WASHINGTON (CN) — Seven House committee chairs released sweeping legislation Wednesday morning with the hope of addressing what they claim are improprieties committed by President Donald Trump and his administration.
The Protecting Our Democracy Act takes aim at multiple agencies within the executive branch, including the Department of Justice, with the hope of preventing “future presidential abuses, restore our checks and balances, strengthen accountability and transparency, and protect our elections.”
Highlights include requiring additional details about presidential pardons, suspending the statute of limitations for “any federal offense committed by a sitting president or vice president,” and codifying the emoluments clause in the hopes of further restricting gifts Presidents can receive that could cause improper influence.
Efforts by congressional Democrats to challenge Trump over gifts he’s received from foreign powers have stumbled throughout the litigation process with the D.C. Circuit gutting the effort in February after finding the body did not have standing to bring suit.
Though the Fourth Circuit later allowed a suit filed by Washington, D.C., and Maryland to continue, the effort has been caught up in procedural disputes ever since. A similar challenge in New York was revived as well but is also being held up by appeals.
“These reforms are necessary not only because of the abuses of this president, but because the foundation of our democracy is the rule of law and that foundation is deeply at risk,” the committee chairs said in a statement about the legislation Wednesday. “This is just the beginning because we need to obtain more information so that we can continue to refine and develop these and other reforms.”
Democrats have decried perceived abuses by President Trump for years. Because they are outnumbered in the Senate, however, moves like Trump’s impeachment have not managed to get much further than the Democratic-controlled House.
Wednesday’s legislation also addresses a number of election reforms, including requiring campaigns to report foreign contacts as well as mandating FBI reports on election interference.
As the country inches closer toward the November general elections, reports have ratcheted up of multiple foreign actors looking for ways to influence the U.S. election.

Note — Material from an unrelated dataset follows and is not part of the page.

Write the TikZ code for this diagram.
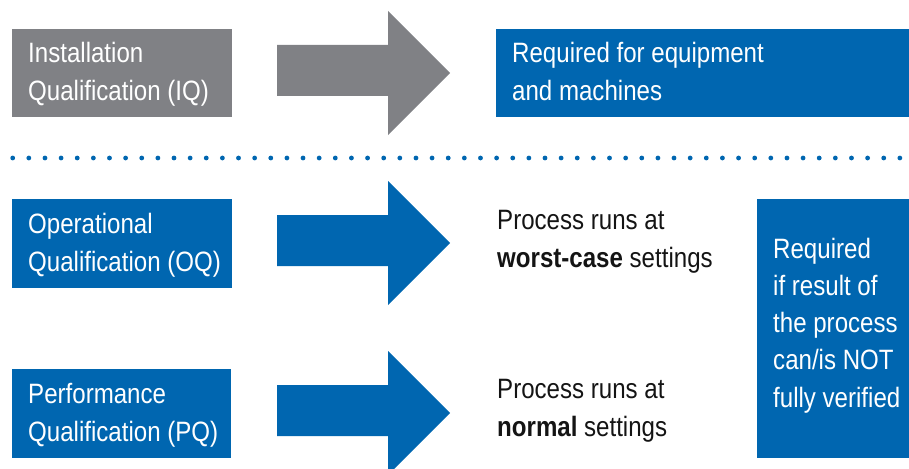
\documentclass[tikz,border=0pt]{standalone}
\usepackage{fontspec}
\setmainfont[FakeStretch=0.86]{Liberation Sans}
\definecolor{qgray}{RGB}{128,129,133}
\definecolor{qblue}{RGB}{0,102,176}
\definecolor{qtext}{RGB}{20,20,20}
\begin{document}
\begin{tikzpicture}[x=1pt,y=-1pt,
  boxnode/.style={anchor=north west, inner sep=0pt, outer sep=0pt},
  txt/.style={anchor=base west, inner sep=0pt, align=left, font=\fontsize{28}{37.2}\selectfont},
  bigarrow/.pic={\path[pic actions] (0,-28) -- (111,-28) -- (111,-62) -- (173,0) -- (111,62) -- (111,23) -- (0,23) -- cycle;}]
\useasboundingbox (0,0) rectangle (909,468);
% boxes
\node[boxnode, fill=qgray, minimum width=220pt, minimum height=88pt] (iqbox) at (12,29) {};
\node[boxnode, fill=qblue, minimum width=413pt, minimum height=88pt] (reqbox) at (496,29) {};
\node[boxnode, fill=qblue, minimum width=220pt, minimum height=89pt] (oqbox) at (12,199) {};
\node[boxnode, fill=qblue, minimum width=219pt, minimum height=89pt] (pqbox) at (12,369) {};
\node[boxnode, fill=qblue, minimum width=152pt, minimum height=259pt] (rbox) at (757,199) {};
% arrows
\pic[fill=qgray] (iqarrow) at (277,73) {bigarrow};
\pic[fill=qblue] (oqarrow) at (277,243) {bigarrow};
\pic[fill=qblue] (pqarrow) at (277,413) {bigarrow};
% dotted separator
\foreach \i in {0,...,55} \fill[qblue] (12.7+16.13*\i,158) circle (2.4pt);
% texts (anchored at the baseline of the last line)
\node[txt, text=white] (iqtext) at (28,100) {Installation\\Qualification (IQ)};
\node[txt, text=white] (reqtext) at (512,100) {Required for equipment\\and machines};
\node[txt, text=white] (oqtext) at (28,271) {Operational\\Qualification (OQ)};
\node[txt, text=white] (pqtext) at (28,441) {Performance\\Qualification (PQ)};
\node[txt, text=qtext] (wtext) at (497,267) {Process runs at\\\textbf{worst-case} settings};
\node[txt, text=qtext] (ntext) at (497,436) {Process runs at\\\textbf{normal} settings};
\node[txt, text=white] (rtext) at (773,407) {Required\\if result of\\the process\\can/is NOT\\fully verified};
\end{tikzpicture}
\end{document}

Democrats also hope to see the Justice Department begin logging communications between the attorney general and the executive branch. That log would then be submitted to the Inspector General’s Office twice a year with a report on its findings sent to congress.
Trump’s influence over the agency has stirred objections many Democrats who accuse Attorney General William Barr of using the agency to support the president’s personal interests, rather than national ones.
One of the more recent saw the Justice Department stepping in to defend Trump in a defamation claim brought by a woman who claims the president raped her.
For months, the agency has also been pushing to terminate the prosecution of former Trump national security adviser Michael Flynn, who already pleaded guilty to lying to the FBI about his communications with Russian agents. The D.C. Circuit ruled last month that the judge presiding over Flynn’s case could hold a hearing, rather than dismiss the case outright as the government requests.
Neera Tanden, president and CEO of the Center for American Progress, praised the House’s efforts to rein in these perceived abuses.
“The past four years have seen great damage to our democratic institutions,” Tanden said in a statement. “These reforms are crucial to protect our democracy and the rule of law.
Republican congressional leadership did not return requests for comment.
The bill’s authors are Chairman Adam Schiff, Chairman Jerrold Nadler, Chairwoman Carolyn B. Maloney, Chairman John Yarmuth, Chairperson Zoe Lofgren, Chairman Eliot Engel and Chairman Richard E. Nea.